Sunday, August 19, 2012

It's Manager's Special in the Cafeteria




Public school is starting soon, and I keep thinking back to the food or what passed as food being served on those plastic, rectangular, partitioned lunch trays at my elementary school.  Every now and again, there'd be styrofoam trays; I never undestood that.  That's a digression though.  Cafeteria food is the purpose of this post.

The food was usually beige.  There were no naturally colorful foods like fresh fruits and vegetables.  The only colorful food items were ketchup and mustard, and there seemed to always be a piece of yellow cake on holidays with artificially colored icing.

Each month, I'd get a calendar with the foods listed for each day of that month.  If you went to public school, you did too, probably. The foods I remember most are tacos, tater tots, french fries, vegetable soup with gritty ground beef in it, chicken tenders, fried chicken, baked chicken, corn dog, mac n' cheese, rectanglur sliced pizza, whole milk, chocolate milk, fruit punch for an extra 25 cents, sloppy joe's, syrupy fruit cocktail, icy birds (a freeze pop), ice cream cups, country fried steak, soybean hamburgers or cheeseburgers, and I'll never forget my favorite, Manager's Special!  That was usually cobbled together left-overs.  Oh, and there was always a choice 1 or 2 entree for that day, and you told your teacher that morning what you choice was.  You knew better to ask for the other choice when you got to the lunchroom, because of the Cafeteria Manager.

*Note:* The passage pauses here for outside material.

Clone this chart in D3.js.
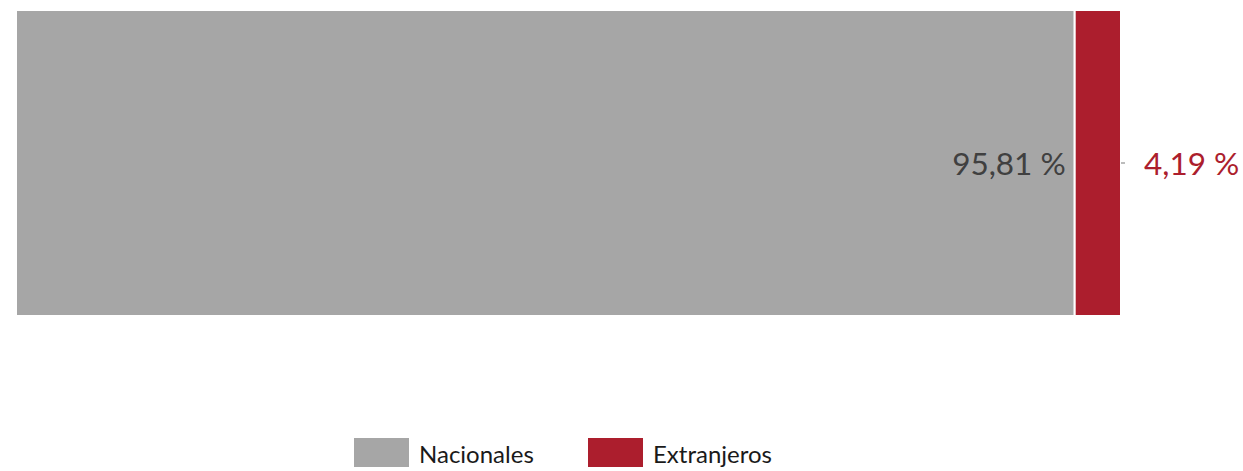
<!DOCTYPE html>
<html><head><meta charset="utf-8">
<script src="https://cdn.jsdelivr.net/npm/d3@7"></script>
<style>body{margin:0;background:#fff}svg{display:block}</style>
</head><body>
<svg id="c" width="1243" height="471"></svg>
<script>
const categories = ["Nacionales", "Extranjeros"];
const values = [95.81, 4.19];
const labels = ["95,81 %", "4,19 %"];
const colors = ["#A6A6A6", "#AC1E2D"];
const labelColors = ["#404040", "#AC1E2D"];

const svg = d3.select("#c");
const font = "Lato, 'Open Sans', sans-serif";
const x = d3.scaleLinear().domain([0, 100]).range([16, 1121]);
const y = d3.scaleBand().domain(["total"]).range([10, 316]).padding(0);

let cum = 0;
const segs = values.map((v, i) => { const s = {cat: categories[i], x0: cum, x1: cum + v, i}; cum += v; return s; });

svg.selectAll("rect.seg").data(segs).join("rect")
  .attr("class", "seg")
  .attr("x", d => x(d.x0))
  .attr("y", y("total"))
  .attr("width", d => x(d.x1) - x(d.x0))
  .attr("height", y.bandwidth())
  .attr("fill", d => colors[d.i])
  .attr("stroke", "#fff").attr("stroke-width", 2);

const cy = y("total") + y.bandwidth() / 2;
svg.append("text")
  .attr("x", x(segs[0].x1) - 9).attr("y", cy)
  .attr("text-anchor", "end").attr("dominant-baseline", "central")
  .attr("font-family", font).attr("font-size", 31.5)
  .attr("fill", labelColors[0]).text(labels[0]);
svg.append("line")
  .attr("x1", x(segs[1].x1)).attr("x2", x(segs[1].x1) + 4)
  .attr("y1", cy).attr("y2", cy)
  .attr("stroke", "#A6A6A6").attr("stroke-width", 1.5);
svg.append("text")
  .attr("x", x(segs[1].x1) + 23).attr("y", cy)
  .attr("text-anchor", "start").attr("dominant-baseline", "central")
  .attr("font-family", font).attr("font-size", 31.5)
  .attr("fill", labelColors[1]).text(labels[1]);

const legX = [354, 588];
const lg = svg.selectAll("g.leg").data(categories).join("g").attr("class", "leg")
  .attr("transform", (d, i) => `translate(${legX[i]},438)`);
lg.append("rect").attr("width", 55).attr("height", 29).attr("fill", (d, i) => colors[i]);
lg.append("text").attr("x", 65).attr("y", 15).attr("dominant-baseline", "central")
  .attr("font-family", font).attr("font-size", 24).attr("fill", "#1a1a1a").text(d => d);
</script>
</body></html>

I was frightened of our Cafeteria Manager, Mrs. Hatchell.  She had a glass eye, and, no, I'm not making this up.  Sounds like the makings of a replacement for Chef on South Park, but this is no joke.  There was the milky blue, glass eye, the stout figure, steel wool hair, stained apron paired with sensible crepe-soled shoes, husky voice, and a roughness toward kids. God knows, I'm glad she  slinged that roughness around.  Kids can be assholes about things like glass eyes, but her rough ways scared everyone.  There were circulating rumors that if you pissed her off she'd take out her eye and shove it in your mouth.

Mrs. Hatchell was the keeper of the fruit punch for an extra 25 cents, and you had to ask her for a fruit punch, tell her what flavor of fruit punch (orange or purple), and hand her your 25 cents.  I always had 25 cents, because I always wanted the fruit punch, but a lot of days I was scared to ask, so I saved the 25 cents and got chocolate milk.

I wouldn't mind having a elementary public school lunch today, as an adult, to see whether the fare has changed or has remained the same.